No matter whether we agree with the ruling of the court or not, we cannot sweep a whole lot of people’s experiences under the rug.  We need to be wary of making that mistake especially if we’ve never experienced racism personally. (3 Things Privileged Christians Can Learn From Trayvon)

We need to work harder to make friends with folks of every color, even if sometimes that mean stepping out of our little comfortable bubbles.  Living life around folks who don’t ‘match’ us colorwise helps us see folks as individuals, hear their stories—for example:Race, Trayvon Martin, and Our National Wakeup Call— even if the truth is hard to hear, even if it doesn’t jive with what we’ve experienced. (Reflections on Being a Black Man in America).

We’ve got to be aware of what’s really happening in the world  (the real one, not the one we WISH for)  because our kids are absorbing what we teach, learning from the experiences we give them.  While they’re young, they are living lives crafted by us.  They’re spending time with folks we choose, and they’re learning to be comfortable around the children we place them with.  This is certainly true in the tiny years, but to a degree (based on where we choose to live, and who our family associates with, and where we go to church and school) we as parents still affect the lives even of older children. Why not give them diverse experiences?
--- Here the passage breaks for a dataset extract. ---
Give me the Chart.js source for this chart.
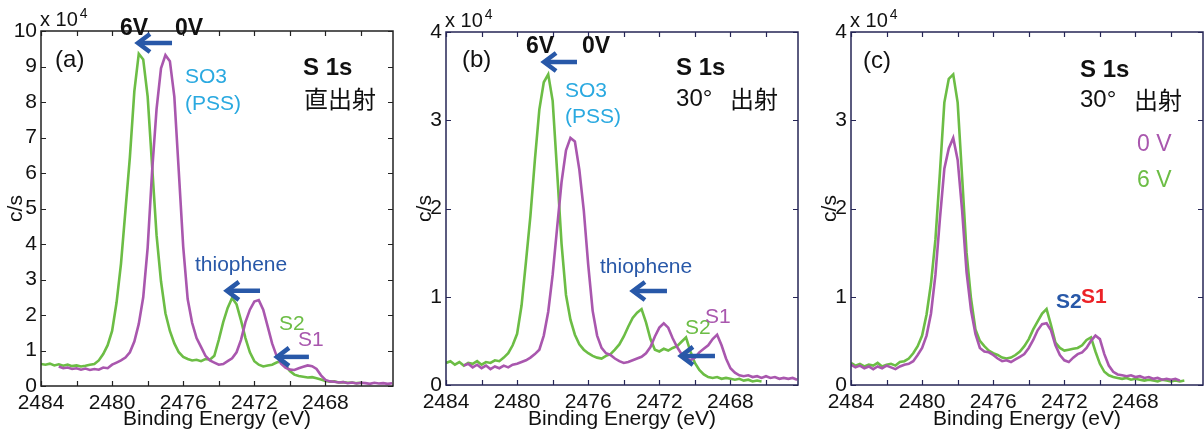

Four of our six kids still at home are Ethiopian.  Two are Korean.  (We’ve also got four white kids who are grown.) They were all homeschooled, all taught and raised and fiercely loved by the same white parents.  But they each go out into the world wearing the skin they were born in.  And that skin DOES affect how they are seen by some.  So I will continue to tell them that most folks are kind, that they have a world of opportunity before them, that they can trust God and work hard and enjoy life.  But I’m also preparing them for the fact that a few folks may judge them based solely on the color of their skin.

Because –even as we work hard to try to change it, even as we wish it were not so–that IS the kind of world we live in.

And the sooner we can face facts, the sooner we can get serious about working to make it better.